Almost every Sunni had to enlist in the Baath party under Saddam technically or be subject to punishment ranging from blacklisting to much worse, as we know. Some bravely resisted this, or avoided it. But to do so under such a tyranny as Saddam's people outside cannot understand what that meant. Not all Sunnis are Baathists. It is one of the most misunderstood issues, as I talk to people here, average, intelligent, well educated Americans that have only read the MSM for their news, they believe all Sunnis are part of the "insurgency" and are amazed when they hear of how many Sunnis hated Saddam and his baathist ways, and hate the faction that fuels the insurgency as well. And Allawi was just as tough with support for crackdown on the area of Fallujah when he was in power, which is another reason that he is liked by many, he showed he will crack down on either sect when it comes to violence, be it a Shiite linked one or a Sunni linked one.

I know many secular or liberal Shiite that have been completely horrified by the current government in power and would like to see it change, so it's not as cut and dry as people here make it to be.

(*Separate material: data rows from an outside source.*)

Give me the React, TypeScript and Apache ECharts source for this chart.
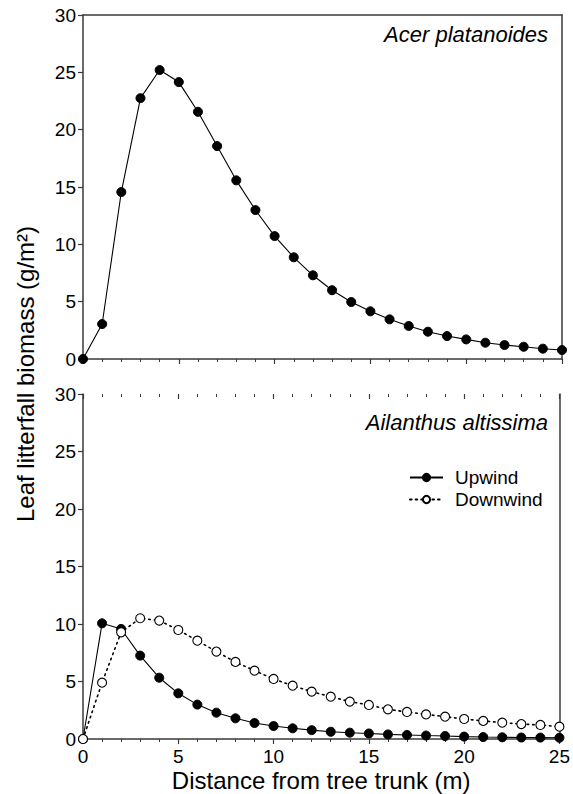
import React, { useEffect, useRef } from "react";
import * as echarts from "echarts";

const distance = [0, 1, 2, 3, 4, 5, 6, 7, 8, 9, 10, 11, 12, 13, 14, 15, 16, 17, 18, 19, 20, 21, 22, 23, 24, 25];
const acer = [0, 3.05, 14.56, 22.75, 25.2, 24.15, 21.56, 18.57, 15.58, 12.99, 10.72, 8.87, 7.3, 6.0, 4.97, 4.16, 3.46, 2.88, 2.38, 2.0, 1.71, 1.42, 1.22, 1.07, 0.9, 0.78];
const upwind = [0, 10.06, 9.57, 7.25, 5.33, 3.97, 2.99, 2.29, 1.8, 1.39, 1.13, 0.93, 0.77, 0.63, 0.55, 0.48, 0.4, 0.35, 0.3, 0.26, 0.21, 0.17, 0.15, 0.13, 0.12, 0.11];
const downwind = [0, 4.9, 9.28, 10.5, 10.3, 9.48, 8.55, 7.6, 6.7, 5.94, 5.22, 4.64, 4.12, 3.68, 3.25, 2.96, 2.58, 2.35, 2.14, 1.94, 1.74, 1.57, 1.42, 1.3, 1.22, 1.07];
const yTicks = { min: 0, max: 30, interval: 5 };
const xTicks = { min: 0, max: 25, interval: 5 };
const panelTitles = ["Acer platanoides", "Ailanthus altissima"];
const seriesNames = ["Upwind", "Downwind"];
const xTitle = "Distance from tree trunk (m)";
const yTitle = "Leaf litterfall biomass (g/m²)";

const FONT = "'Liberation Sans', Arial, Helvetica, sans-serif";
const AX = "#3a3a3a";

function pairs(vals: number[]) {
  return distance.map((d, i) => [d, vals[i]]);
}

export default function App() {
  const ref = useRef<HTMLDivElement>(null);
  useEffect(() => {
    if (!ref.current) return;
    const chart = echarts.init(ref.current, undefined, { renderer: "svg" });
    const grids = [
      { left: 83, top: 15, width: 479, height: 344 },
      { left: 83, top: 394, width: 479, height: 345 },
    ];
    const bottomX = (gi: number, labels: boolean) => ({
      type: "value",
      gridIndex: gi,
      position: "bottom",
      ...xTicks,
      axisLine: { show: true, onZero: false, lineStyle: { color: AX, width: 1.5 } },
      axisTick: { show: true, inside: false, length: 5, lineStyle: { color: AX, width: 1.2 } },
      minorTick: { show: true, splitNumber: 5, length: 3, lineStyle: { color: AX, width: 1 } },
      splitLine: { show: false },
      axisLabel: {
        show: labels,
        fontSize: 19,
        color: "#000",
        fontFamily: FONT,
        margin: 8,
      },
      name: labels ? xTitle : "",
      nameLocation: "middle",
      nameGap: 29,
      nameTextStyle: { fontSize: 24, color: "#000", fontFamily: FONT },
    });
    const topX = (gi: number, line: boolean) => ({
      type: "value",
      gridIndex: gi,
      position: "top",
      ...xTicks,
      axisLine: { show: line, onZero: false, lineStyle: { color: AX, width: 1.5 } },
      axisTick: { show: !line, inside: true, length: 5, lineStyle: { color: AX, width: 1.2 } },
      minorTick: { show: !line, splitNumber: 5, length: 3, lineStyle: { color: AX, width: 1 } },
      splitLine: { show: false },
      axisLabel: { show: false },
    });
    const leftY = (gi: number) => ({
      type: "value",
      gridIndex: gi,
      position: "left",
      ...yTicks,
      axisLine: { show: true, onZero: false, lineStyle: { color: AX, width: 1.5 } },
      axisTick: { show: true, inside: false, length: 5, lineStyle: { color: AX, width: 1.2 } },
      splitLine: { show: false },
      axisLabel: { fontSize: 19, color: "#000", fontFamily: FONT, margin: 7 },
    });
    const rightY = (gi: number) => ({
      type: "value",
      gridIndex: gi,
      position: "right",
      ...yTicks,
      axisLine: { show: true, onZero: false, lineStyle: { color: AX, width: 1.5 } },
      axisTick: { show: false },
      splitLine: { show: false },
      axisLabel: { show: false },
    });
    const filled = {
      symbol: "circle",
      symbolSize: 9,
      itemStyle: { color: "#000", borderColor: "#000", borderWidth: 1 },
      lineStyle: { color: "#000", width: 1.1, type: "solid" },
    };
    chart.setOption({
      animation: false,
      backgroundColor: "#fff",
      grid: grids,
      xAxis: [bottomX(0, false), topX(0, true), bottomX(1, true), topX(1, false)],
      yAxis: [leftY(0), rightY(0), leftY(1), rightY(1)],
      legend: {
        data: seriesNames,
        orient: "vertical",
        left: 404,
        top: 463,
        itemWidth: 33,
        itemHeight: 9,
        itemGap: 3,
        textStyle: { fontSize: 19, color: "#000", fontFamily: FONT, padding: [0, 0, 0, 7] },
      },
      graphic: [
        {
          type: "text",
          x: 548,
          y: 34,
          style: {
            text: panelTitles[0],
            fontSize: 22,
            fontStyle: "italic",
            fontFamily: FONT,
            fill: "#000",
            align: "right",
            verticalAlign: "middle",
          },
        },
        {
          type: "text",
          x: 548,
          y: 422,
          style: {
            text: panelTitles[1],
            fontSize: 22,
            fontStyle: "italic",
            fontFamily: FONT,
            fill: "#000",
            align: "right",
            verticalAlign: "middle",
          },
        },
        {
          type: "text",
          x: 25,
          y: 374,
          rotation: Math.PI / 2,
          style: {
            text: yTitle,
            fontSize: 24,
            fontFamily: FONT,
            fill: "#000",
            align: "center",
            verticalAlign: "middle",
          },
        },
      ],
      series: [
        {
          name: "Acer",
          type: "line",
          xAxisIndex: 0,
          yAxisIndex: 0,
          data: pairs(acer),
          ...filled,
          z: 3,
        },
        {
          name: seriesNames[0],
          type: "line",
          xAxisIndex: 2,
          yAxisIndex: 2,
          data: pairs(upwind),
          ...filled,
          z: 3,
        },
        {
          name: seriesNames[1],
          type: "line",
          xAxisIndex: 2,
          yAxisIndex: 2,
          data: pairs(downwind),
          symbol: "circle",
          symbolSize: 9,
          itemStyle: { color: "#fff", borderColor: "#000", borderWidth: 1.1 },
          lineStyle: { color: "#000", width: 1.6, type: [1.6, 4], cap: "round" },
          z: 4,
        },
      ],
    });
    return () => chart.dispose();
  }, []);
  return (
    <div
      ref={ref}
      style={{ position: "fixed", left: 0, top: 0, width: 573, height: 794, background: "#fff" }}
    />
  );
}
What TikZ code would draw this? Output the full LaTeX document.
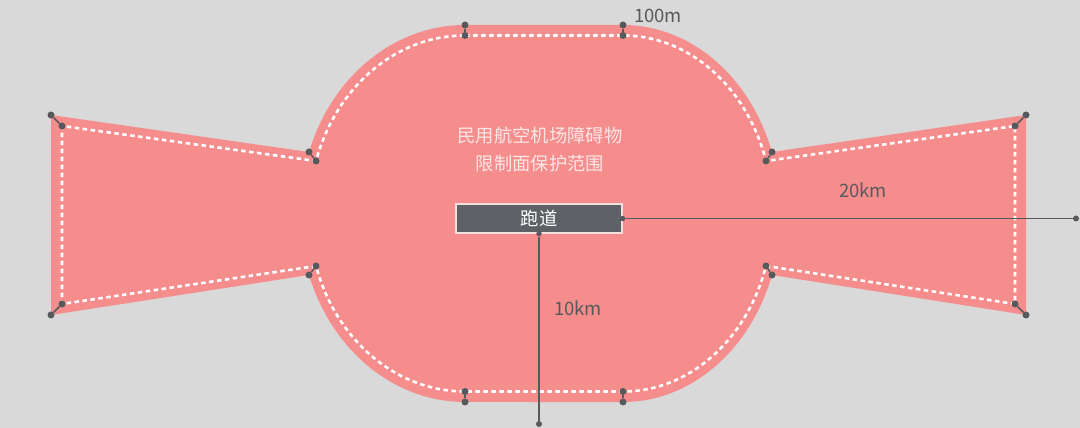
\documentclass[tikz,border=0pt]{standalone}
\usepackage{fontspec}
\setmainfont{Noto Sans CJK SC}
\definecolor{bg}{HTML}{D9D9D9}
\definecolor{zone}{HTML}{F68D8D}
\definecolor{dk}{HTML}{575A5D}
\definecolor{rw}{HTML}{5E6165}
\definecolor{rwb}{HTML}{FBE0E0}
\definecolor{titlec}{HTML}{FCE6E6}
\begin{document}
\begin{tikzpicture}[x=1pt,y=1pt,
  dot/.style={circle,fill=dk,inner sep=0pt,minimum size=7pt},
  tick/.style={draw=dk,line width=1.5pt},
  dim/.style={draw=dk,line width=1.2pt},
  lbl/.style={text=dk,font=\fontsize{18.5}{22}\selectfont},
  dashb/.style={draw=white,line width=2.6pt,dash pattern=on 4.5pt off 3.5pt}]
\fill[bg] (0,0) rectangle (1080,428);
\useasboundingbox (0,0) rectangle (1080,428);
% outer zone
\fill[zone] (465,403) -- (623,403)
  arc[start angle=90,end angle=19.04,x radius=157.6pt,y radius=188.5pt]
  -- (1026,313) -- (1026,113) -- (772,153)
  arc[start angle=-19.04,end angle=-90,x radius=157.6pt,y radius=188.5pt]
  -- (465,26)
  arc[start angle=-90,end angle=-160.96,x radius=165pt,y radius=188.5pt]
  -- (51,113) -- (51,313) -- (309,276)
  arc[start angle=160.96,end angle=90,x radius=165pt,y radius=188.5pt]
  -- cycle;
% inner dashed boundary
\draw[dashb] (465,392.5) -- (623,392.5)
  arc[start angle=90,end angle=17.15,x radius=149.7pt,y radius=178pt]
  -- (1015,302) -- (1015,124) -- (766,162)
  arc[start angle=-17.15,end angle=-90,x radius=149.7pt,y radius=178pt]
  -- (465,36.5)
  arc[start angle=-90,end angle=-162.85,x radius=155.9pt,y radius=178pt]
  -- (62,124) -- (62,302) -- (316,267)
  arc[start angle=162.85,end angle=90,x radius=155.9pt,y radius=178pt]
  -- cycle;
% corner marker pairs
\foreach \n/\ox/\oy/\ix/\iy in {
  a/465/403/465/392.5, b/623/403/623/392.5,
  c/465/26/465/36.5, d/623/26/623/36.5,
  e/309/276/316/267, f/309/153/316/162,
  g/51/313/62/302, h/51/113/62/124,
  i/772/276/766/267, j/772/153/766/162,
  k/1026/313/1015/302, l/1026/113/1015/124}{
  \node[dot] (o\n) at (\ox,\oy) {};
  \node[dot] (i\n) at (\ix,\iy) {};
  \draw[tick] (o\n) -- (i\n);
}
% title
\node[align=center,text=titlec,font=\fontsize{18.3}{28}\selectfont] (title) at (540,279) {民用航空机场障碍物\\限制面保护范围};
% runway
\node[draw=rwb,fill=rw,line width=1.2pt,minimum width=166pt,minimum height=29pt,inner sep=0pt,text=white,font=\fontsize{18.3}{20}\selectfont] (rw) at (539,209.5) {跑道};
\node[dot,minimum size=5.5pt] (rwe) at (rw.east) {};
\node[dot,minimum size=5.5pt] (rws) at (rw.south) {};
\node[dot,minimum size=6pt] (e1) at (1076,209.5) {};
\node[dot,minimum size=6pt] (e2) at (539,4) {};
\draw[dim] (rwe) -- (e1);
\draw[dim] (rws) -- (e2);
% labels
\node[lbl] (l100) at (658,412) {100m};
\node[lbl] (l20) at (863,238) {20km};
\node[lbl] (l10) at (578,120) {10km};
\end{tikzpicture}
\end{document}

The worst thing people can do is catagorize voters in this way. I've said before, it's as reliable as predicting the "Catholic vote" here, which usually splits, some are for more liberal social and political programs because they wish that was how the Church was heading, some will vote more conservatively because of their social values, which they fear are being eroded. Yes, there are still a lot of sheep in Iraq following their flock leaders, voting as their local Cleric tells them to, especially in the villages. But also, I have heard of many that go and listen at the mosques and voice what they must out of fear, but will not vote the way they are told. After all, that is their only hope now, that someday they will not have to worry about a reprisal on them and their family for open disagreement in some areas of Iraq, where the Clerics still hold sway over entire villages.

For the 35 and under crowd, this election is especially important. They are more educated, and becoming so all the time. They are more open minded, as youth usually are, and there are many bright stars ready to raise Iraq in the next decade or two if only they feel there is a chance. Let's hope that tomorrow they will be able to give themselves that chance.

My greatest hopes and fears hinge upon tomorrow as well. If a change is not felt, not effected, I fear that following that Iraq will lose many of her best and brightest. But hope can not be killed easily for so many that have suffered so much. There is no reason that Iraq shouldn't be the leading country in the Middle East. But only they can decide to take themselves there, and we should all remember tomorrow that, after decades of tyranny, that is a victory in itself.